The Tablets were kept in the Aron (ark) in the Sanctuary. The tablets were 6 x 6 tefochim and 3 tefochim thick. The Talmud (B. Basra 14a) informs us that the tablets took up all the room in the Aron. It is thus obvious that the meaning of 6 x 6 means they were square, and not curved at the top (or else there would have been room at that end).

Unfortunately, many erroneously depict the tablets as being curved at one end, similar to semicircles. Many Jewish organizations have made this error when they use the tablets as their symbol. This directly contradicts the Talmud, and is plainly incorrect. Even Jewish schools, whose function is to educate Jewish children, have been influenced by this non-Jewish concept of the tablets.

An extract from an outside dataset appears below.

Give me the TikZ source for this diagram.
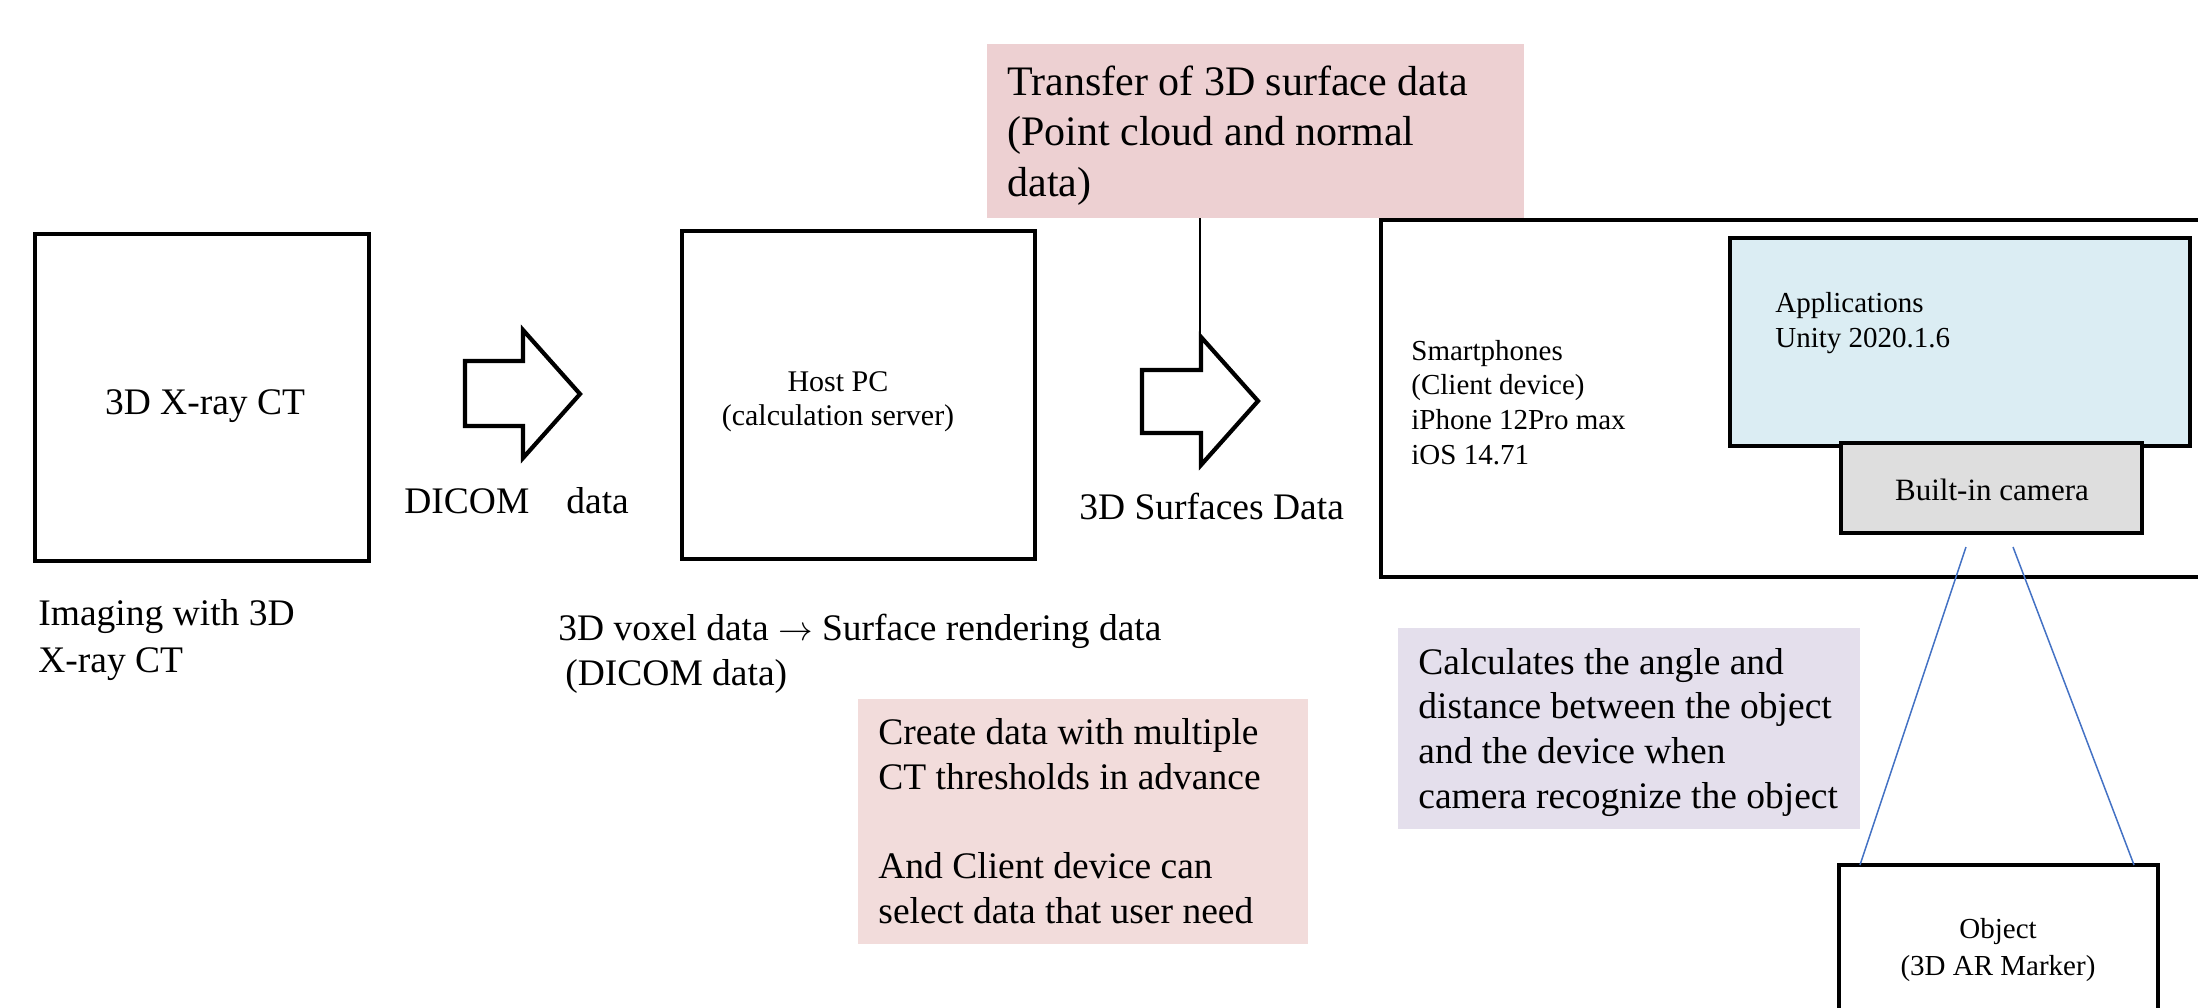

Some people counter that they do not wish to change their symbol because it would imply derogation of those who instituted the symbol many years ago. But, such a claim is worthless when speaking of educating Jewish children! When eventually a child will find out the truth, he will lose all trust in his educators, even in those things taught him which were correct! Hence, it is important to correct this, especially since it is the tablets, the foundation of the entire Torah.

Worse yet, the depiction of the tablets with one end rounded comes from non-Jewish sources. It is contrary to the teaching of the Talmud. When a Jewish organization has as their symbol the tablets drawn in this way, they are preferring the non-Jewish concept to the Talmud!

Organizations reprint their letterheads and literature from time to time. There is no great difficulty involved in changing the tablets to conform to that outlined in the Talmud (square). Especially since it affects the education of Jewish children which should be as perfect as possible.